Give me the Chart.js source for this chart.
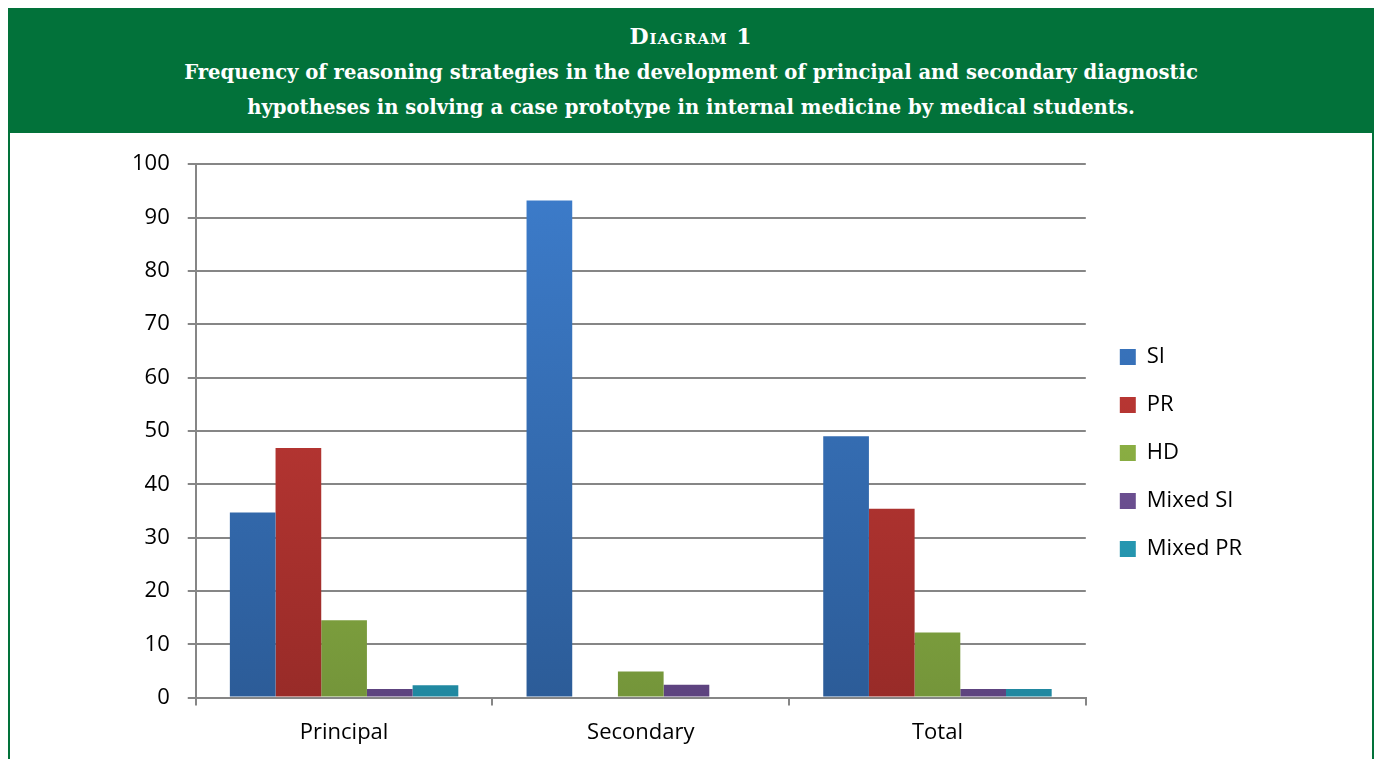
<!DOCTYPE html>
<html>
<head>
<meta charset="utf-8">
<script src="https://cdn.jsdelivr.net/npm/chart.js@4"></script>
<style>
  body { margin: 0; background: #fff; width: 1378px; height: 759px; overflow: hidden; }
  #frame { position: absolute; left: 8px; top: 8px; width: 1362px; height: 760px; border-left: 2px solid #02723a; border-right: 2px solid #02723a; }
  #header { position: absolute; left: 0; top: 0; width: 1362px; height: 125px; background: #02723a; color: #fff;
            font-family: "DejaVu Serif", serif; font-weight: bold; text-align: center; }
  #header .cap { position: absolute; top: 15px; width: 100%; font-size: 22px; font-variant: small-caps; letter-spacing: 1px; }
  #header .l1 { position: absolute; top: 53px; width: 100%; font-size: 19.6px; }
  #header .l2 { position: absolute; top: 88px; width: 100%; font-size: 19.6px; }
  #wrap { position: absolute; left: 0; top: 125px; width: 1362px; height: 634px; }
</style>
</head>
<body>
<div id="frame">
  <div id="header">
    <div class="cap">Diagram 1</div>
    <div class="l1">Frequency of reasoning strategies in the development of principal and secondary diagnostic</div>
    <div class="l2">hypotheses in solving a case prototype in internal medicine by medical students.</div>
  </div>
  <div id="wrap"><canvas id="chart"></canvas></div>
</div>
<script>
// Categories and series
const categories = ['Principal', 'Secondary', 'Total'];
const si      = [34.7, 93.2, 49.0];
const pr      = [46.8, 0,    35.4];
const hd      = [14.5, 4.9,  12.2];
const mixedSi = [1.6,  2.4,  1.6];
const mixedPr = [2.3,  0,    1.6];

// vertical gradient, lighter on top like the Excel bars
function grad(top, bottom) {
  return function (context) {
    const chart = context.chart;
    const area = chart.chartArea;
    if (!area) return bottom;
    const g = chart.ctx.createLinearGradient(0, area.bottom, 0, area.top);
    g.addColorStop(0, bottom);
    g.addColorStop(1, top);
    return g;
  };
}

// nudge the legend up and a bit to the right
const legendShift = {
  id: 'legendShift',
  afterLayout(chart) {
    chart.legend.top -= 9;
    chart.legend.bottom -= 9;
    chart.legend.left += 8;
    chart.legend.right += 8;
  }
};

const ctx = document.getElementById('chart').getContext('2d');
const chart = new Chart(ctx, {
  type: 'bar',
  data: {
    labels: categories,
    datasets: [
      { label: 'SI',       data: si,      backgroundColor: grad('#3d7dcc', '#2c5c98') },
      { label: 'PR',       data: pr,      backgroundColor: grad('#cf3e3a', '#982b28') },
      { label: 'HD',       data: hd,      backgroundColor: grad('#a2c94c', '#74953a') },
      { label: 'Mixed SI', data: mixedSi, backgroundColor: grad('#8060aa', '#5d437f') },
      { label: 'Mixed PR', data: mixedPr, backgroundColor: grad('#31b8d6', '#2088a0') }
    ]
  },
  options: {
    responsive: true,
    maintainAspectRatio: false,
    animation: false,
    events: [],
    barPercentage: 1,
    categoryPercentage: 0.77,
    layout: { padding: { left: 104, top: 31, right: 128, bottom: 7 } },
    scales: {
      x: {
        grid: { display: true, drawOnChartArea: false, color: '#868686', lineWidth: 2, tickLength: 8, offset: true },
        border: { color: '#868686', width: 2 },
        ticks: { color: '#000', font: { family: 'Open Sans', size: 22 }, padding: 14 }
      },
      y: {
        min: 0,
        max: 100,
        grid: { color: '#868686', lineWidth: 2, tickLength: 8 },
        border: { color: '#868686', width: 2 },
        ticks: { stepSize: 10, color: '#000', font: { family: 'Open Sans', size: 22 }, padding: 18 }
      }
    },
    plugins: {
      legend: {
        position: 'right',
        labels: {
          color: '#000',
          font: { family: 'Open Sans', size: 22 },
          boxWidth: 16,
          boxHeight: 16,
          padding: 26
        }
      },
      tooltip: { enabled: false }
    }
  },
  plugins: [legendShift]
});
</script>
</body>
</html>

===

Written problem: Leave out the pictures and retype every line above exactly.

Correct response:
Give me the Chart.js source for this chart.
<!DOCTYPE html>
<html>
<head>
<meta charset="utf-8">
<script src="https://cdn.jsdelivr.net/npm/chart.js@4"></script>
<style>
  body { margin: 0; background: #fff; width: 1378px; height: 759px; overflow: hidden; }
  #frame { position: absolute; left: 8px; top: 8px; width: 1362px; height: 760px; border-left: 2px solid #02723a; border-right: 2px solid #02723a; }
  #header { position: absolute; left: 0; top: 0; width: 1362px; height: 125px; background: #02723a; color: #fff;
            font-family: "DejaVu Serif", serif; font-weight: bold; text-align: center; }
  #header .cap { position: absolute; top: 15px; width: 100%; font-size: 22px; font-variant: small-caps; letter-spacing: 1px; }
  #header .l1 { position: absolute; top: 53px; width: 100%; font-size: 19.6px; }
  #header .l2 { position: absolute; top: 88px; width: 100%; font-size: 19.6px; }
  #wrap { position: absolute; left: 0; top: 125px; width: 1362px; height: 634px; }
</style>
</head>
<body>
<div id="frame">
  <div id="header">
    <div class="cap">Diagram 1</div>
    <div class="l1">Frequency of reasoning strategies in the development of principal and secondary diagnostic</div>
    <div class="l2">hypotheses in solving a case prototype in internal medicine by medical students.</div>
  </div>
  <div id="wrap"><canvas id="chart"></canvas></div>
</div>
<script>
// Categories and series
const categories = ['Principal', 'Secondary', 'Total'];
const si      = [34.7, 93.2, 49.0];
const pr      = [46.8, 0,    35.4];
const hd      = [14.5, 4.9,  12.2];
const mixedSi = [1.6,  2.4,  1.6];
const mixedPr = [2.3,  0,    1.6];

// vertical gradient, lighter on top like the Excel bars
function grad(top, bottom) {
  return function (context) {
    const chart = context.chart;
    const area = chart.chartArea;
    if (!area) return bottom;
    const g = chart.ctx.createLinearGradient(0, area.bottom, 0, area.top);
    g.addColorStop(0, bottom);
    g.addColorStop(1, top);
    return g;
  };
}

// nudge the legend up and a bit to the right
const legendShift = {
  id: 'legendShift',
  afterLayout(chart) {
    chart.legend.top -= 9;
    chart.legend.bottom -= 9;
    chart.legend.left += 8;
    chart.legend.right += 8;
  }
};

const ctx = document.getElementById('chart').getContext('2d');
const chart = new Chart(ctx, {
  type: 'bar',
  data: {
    labels: categories,
    datasets: [
      { label: 'SI',       data: si,      backgroundColor: grad('#3d7dcc', '#2c5c98') },
      { label: 'PR',       data: pr,      backgroundColor: grad('#cf3e3a', '#982b28') },
      { label: 'HD',       data: hd,      backgroundColor: grad('#a2c94c', '#74953a') },
      { label: 'Mixed SI', data: mixedSi, backgroundColor: grad('#8060aa', '#5d437f') },
      { label: 'Mixed PR', data: mixedPr, backgroundColor: grad('#31b8d6', '#2088a0') }
    ]
  },
  options: {
    responsive: true,
    maintainAspectRatio: false,
    animation: false,
    events: [],
    barPercentage: 1,
    categoryPercentage: 0.77,
    layout: { padding: { left: 104, top: 31, right: 128, bottom: 7 } },
    scales: {
      x: {
        grid: { display: true, drawOnChartArea: false, color: '#868686', lineWidth: 2, tickLength: 8, offset: true },
        border: { color: '#868686', width: 2 },
        ticks: { color: '#000', font: { family: 'Open Sans', size: 22 }, padding: 14 }
      },
      y: {
        min: 0,
        max: 100,
        grid: { color: '#868686', lineWidth: 2, tickLength: 8 },
        border: { color: '#868686', width: 2 },
        ticks: { stepSize: 10, color: '#000', font: { family: 'Open Sans', size: 22 }, padding: 18 }
      }
    },
    plugins: {
      legend: {
        position: 'right',
        labels: {
          color: '#000',
          font: { family: 'Open Sans', size: 22 },
          boxWidth: 16,
          boxHeight: 16,
          padding: 26
        }
      },
      tooltip: { enabled: false }
    }
  },
  plugins: [legendShift]
});
</script>
</body>
</html>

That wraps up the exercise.